### STATED GOAL
Copy nothing but the part that opens with the line containing "Give me the Chart.js source for this chart." and closes with the line containing "const yTicks = [0.00, 0.20, 0.40, 0.60, 0.80, 1.00];". Do not include pictures.

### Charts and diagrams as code
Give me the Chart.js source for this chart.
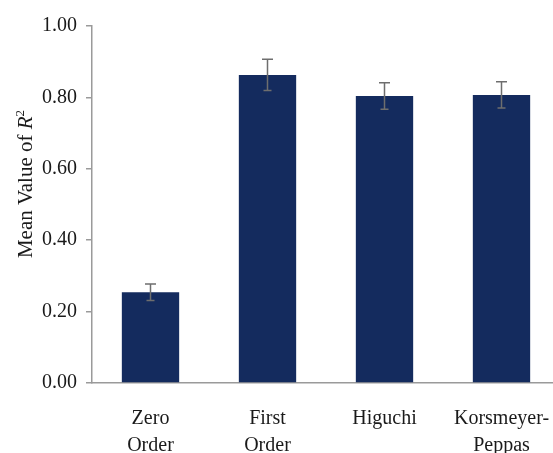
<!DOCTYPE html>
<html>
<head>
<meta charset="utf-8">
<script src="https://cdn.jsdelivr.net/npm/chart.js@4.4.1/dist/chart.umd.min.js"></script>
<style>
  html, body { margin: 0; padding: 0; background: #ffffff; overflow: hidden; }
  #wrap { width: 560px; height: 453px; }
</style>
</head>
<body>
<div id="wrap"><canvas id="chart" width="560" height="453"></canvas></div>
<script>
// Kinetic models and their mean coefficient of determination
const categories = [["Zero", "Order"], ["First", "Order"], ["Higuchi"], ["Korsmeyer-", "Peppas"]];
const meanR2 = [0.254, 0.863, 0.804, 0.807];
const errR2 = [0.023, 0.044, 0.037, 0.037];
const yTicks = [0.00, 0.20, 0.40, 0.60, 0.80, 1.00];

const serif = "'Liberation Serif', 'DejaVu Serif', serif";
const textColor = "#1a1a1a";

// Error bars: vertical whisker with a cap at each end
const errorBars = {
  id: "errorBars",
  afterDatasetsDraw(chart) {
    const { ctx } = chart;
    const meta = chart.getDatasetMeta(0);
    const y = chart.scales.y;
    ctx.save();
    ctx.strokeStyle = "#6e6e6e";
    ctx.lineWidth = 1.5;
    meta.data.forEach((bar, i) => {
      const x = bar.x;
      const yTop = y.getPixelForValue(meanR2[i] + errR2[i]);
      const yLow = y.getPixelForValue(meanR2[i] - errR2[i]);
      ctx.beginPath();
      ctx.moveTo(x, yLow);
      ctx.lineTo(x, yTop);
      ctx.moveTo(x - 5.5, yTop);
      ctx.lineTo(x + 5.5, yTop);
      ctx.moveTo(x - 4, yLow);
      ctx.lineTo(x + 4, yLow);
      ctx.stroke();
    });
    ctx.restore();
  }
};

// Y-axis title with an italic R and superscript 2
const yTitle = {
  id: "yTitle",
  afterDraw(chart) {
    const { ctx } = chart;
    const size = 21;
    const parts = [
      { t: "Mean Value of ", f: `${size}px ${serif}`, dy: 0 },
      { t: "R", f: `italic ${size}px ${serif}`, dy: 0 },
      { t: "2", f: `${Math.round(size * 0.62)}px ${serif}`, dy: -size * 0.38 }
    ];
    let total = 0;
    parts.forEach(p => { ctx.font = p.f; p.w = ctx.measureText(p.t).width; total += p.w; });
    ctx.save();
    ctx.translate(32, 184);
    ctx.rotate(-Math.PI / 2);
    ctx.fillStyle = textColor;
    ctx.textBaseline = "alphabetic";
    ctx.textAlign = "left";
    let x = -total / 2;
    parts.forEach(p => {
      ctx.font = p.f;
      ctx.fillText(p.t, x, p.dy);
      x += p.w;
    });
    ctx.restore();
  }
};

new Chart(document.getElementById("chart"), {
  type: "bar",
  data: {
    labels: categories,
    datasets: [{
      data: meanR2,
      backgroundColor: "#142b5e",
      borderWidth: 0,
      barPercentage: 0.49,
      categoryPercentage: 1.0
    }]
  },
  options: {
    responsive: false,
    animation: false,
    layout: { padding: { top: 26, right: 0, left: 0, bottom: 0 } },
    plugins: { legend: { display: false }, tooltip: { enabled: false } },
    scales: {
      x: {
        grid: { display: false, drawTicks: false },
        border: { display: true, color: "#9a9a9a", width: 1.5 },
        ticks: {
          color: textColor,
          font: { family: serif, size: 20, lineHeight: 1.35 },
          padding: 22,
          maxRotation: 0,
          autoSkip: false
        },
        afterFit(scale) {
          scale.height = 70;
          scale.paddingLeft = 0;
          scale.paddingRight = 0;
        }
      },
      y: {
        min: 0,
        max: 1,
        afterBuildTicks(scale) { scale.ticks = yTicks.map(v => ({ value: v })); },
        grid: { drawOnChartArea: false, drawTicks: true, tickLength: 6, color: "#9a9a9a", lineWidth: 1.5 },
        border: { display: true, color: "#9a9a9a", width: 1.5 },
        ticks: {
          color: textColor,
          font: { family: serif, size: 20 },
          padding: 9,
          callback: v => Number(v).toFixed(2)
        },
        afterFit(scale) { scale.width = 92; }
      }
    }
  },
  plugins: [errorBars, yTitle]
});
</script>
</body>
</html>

...

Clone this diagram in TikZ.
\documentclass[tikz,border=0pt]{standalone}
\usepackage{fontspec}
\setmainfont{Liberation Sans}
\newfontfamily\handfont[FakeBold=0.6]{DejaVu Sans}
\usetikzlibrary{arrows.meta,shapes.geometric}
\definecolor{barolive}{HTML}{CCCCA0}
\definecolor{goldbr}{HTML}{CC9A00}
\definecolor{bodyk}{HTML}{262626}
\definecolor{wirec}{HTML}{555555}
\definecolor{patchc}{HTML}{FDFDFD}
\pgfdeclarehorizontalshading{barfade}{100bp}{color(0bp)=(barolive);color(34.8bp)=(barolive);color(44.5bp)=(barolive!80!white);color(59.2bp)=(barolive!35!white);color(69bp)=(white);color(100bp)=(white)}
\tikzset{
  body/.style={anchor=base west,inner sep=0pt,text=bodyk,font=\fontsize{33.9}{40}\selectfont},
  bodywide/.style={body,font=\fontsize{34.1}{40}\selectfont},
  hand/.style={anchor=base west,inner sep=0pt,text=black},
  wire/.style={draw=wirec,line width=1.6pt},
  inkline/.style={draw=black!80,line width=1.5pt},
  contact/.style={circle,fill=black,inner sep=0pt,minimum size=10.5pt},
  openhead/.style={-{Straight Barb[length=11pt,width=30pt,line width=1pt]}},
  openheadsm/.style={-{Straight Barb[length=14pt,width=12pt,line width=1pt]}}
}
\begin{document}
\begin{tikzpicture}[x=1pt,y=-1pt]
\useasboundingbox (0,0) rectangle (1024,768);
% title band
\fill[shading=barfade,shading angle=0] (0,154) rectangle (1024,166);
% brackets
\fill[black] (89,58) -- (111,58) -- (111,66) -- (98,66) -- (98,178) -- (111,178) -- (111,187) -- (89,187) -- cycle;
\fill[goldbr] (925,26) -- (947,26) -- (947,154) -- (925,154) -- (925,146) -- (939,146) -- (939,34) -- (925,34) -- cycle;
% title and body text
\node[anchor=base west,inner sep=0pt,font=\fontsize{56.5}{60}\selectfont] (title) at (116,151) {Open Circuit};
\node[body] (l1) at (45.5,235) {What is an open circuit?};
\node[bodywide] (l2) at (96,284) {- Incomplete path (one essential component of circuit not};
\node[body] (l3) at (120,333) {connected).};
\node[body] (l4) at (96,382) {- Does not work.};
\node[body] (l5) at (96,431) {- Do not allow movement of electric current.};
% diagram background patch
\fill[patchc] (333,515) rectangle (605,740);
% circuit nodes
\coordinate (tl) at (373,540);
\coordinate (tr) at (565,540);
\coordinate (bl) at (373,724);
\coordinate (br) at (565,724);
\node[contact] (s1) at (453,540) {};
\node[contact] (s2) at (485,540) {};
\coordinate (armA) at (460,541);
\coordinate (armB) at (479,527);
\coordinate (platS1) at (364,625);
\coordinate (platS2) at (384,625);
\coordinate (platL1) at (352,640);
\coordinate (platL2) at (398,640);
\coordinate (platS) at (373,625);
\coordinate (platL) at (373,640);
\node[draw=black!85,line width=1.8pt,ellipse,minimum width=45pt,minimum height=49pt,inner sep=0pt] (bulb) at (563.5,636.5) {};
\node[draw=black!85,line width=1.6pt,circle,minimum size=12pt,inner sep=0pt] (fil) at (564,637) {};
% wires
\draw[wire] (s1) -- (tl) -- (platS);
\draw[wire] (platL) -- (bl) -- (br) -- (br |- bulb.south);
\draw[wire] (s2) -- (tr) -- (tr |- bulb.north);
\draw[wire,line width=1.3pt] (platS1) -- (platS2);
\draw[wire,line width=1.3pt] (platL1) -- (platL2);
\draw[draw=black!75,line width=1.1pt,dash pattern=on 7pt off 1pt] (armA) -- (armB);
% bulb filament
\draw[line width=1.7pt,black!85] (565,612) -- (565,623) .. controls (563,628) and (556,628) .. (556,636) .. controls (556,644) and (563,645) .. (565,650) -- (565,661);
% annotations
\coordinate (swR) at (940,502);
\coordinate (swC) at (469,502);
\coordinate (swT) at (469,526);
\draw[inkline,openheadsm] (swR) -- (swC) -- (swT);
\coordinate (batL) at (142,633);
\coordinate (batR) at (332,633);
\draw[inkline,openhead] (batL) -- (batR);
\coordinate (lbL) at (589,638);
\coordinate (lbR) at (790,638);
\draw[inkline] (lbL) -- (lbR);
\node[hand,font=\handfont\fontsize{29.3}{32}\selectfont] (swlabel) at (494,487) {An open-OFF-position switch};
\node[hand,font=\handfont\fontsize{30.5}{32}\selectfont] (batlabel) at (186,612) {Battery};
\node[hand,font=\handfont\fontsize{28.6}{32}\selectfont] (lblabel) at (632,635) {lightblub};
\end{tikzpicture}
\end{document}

### THE RESULT
Give me the Chart.js source for this chart.
<!DOCTYPE html>
<html>
<head>
<meta charset="utf-8">
<script src="https://cdn.jsdelivr.net/npm/chart.js@4.4.1/dist/chart.umd.min.js"></script>
<style>
  html, body { margin: 0; padding: 0; background: #ffffff; overflow: hidden; }
  #wrap { width: 560px; height: 453px; }
</style>
</head>
<body>
<div id="wrap"><canvas id="chart" width="560" height="453"></canvas></div>
<script>
// Kinetic models and their mean coefficient of determination
const categories = [["Zero", "Order"], ["First", "Order"], ["Higuchi"], ["Korsmeyer-", "Peppas"]];
const meanR2 = [0.254, 0.863, 0.804, 0.807];
const errR2 = [0.023, 0.044, 0.037, 0.037];
const yTicks = [0.00, 0.20, 0.40, 0.60, 0.80, 1.00];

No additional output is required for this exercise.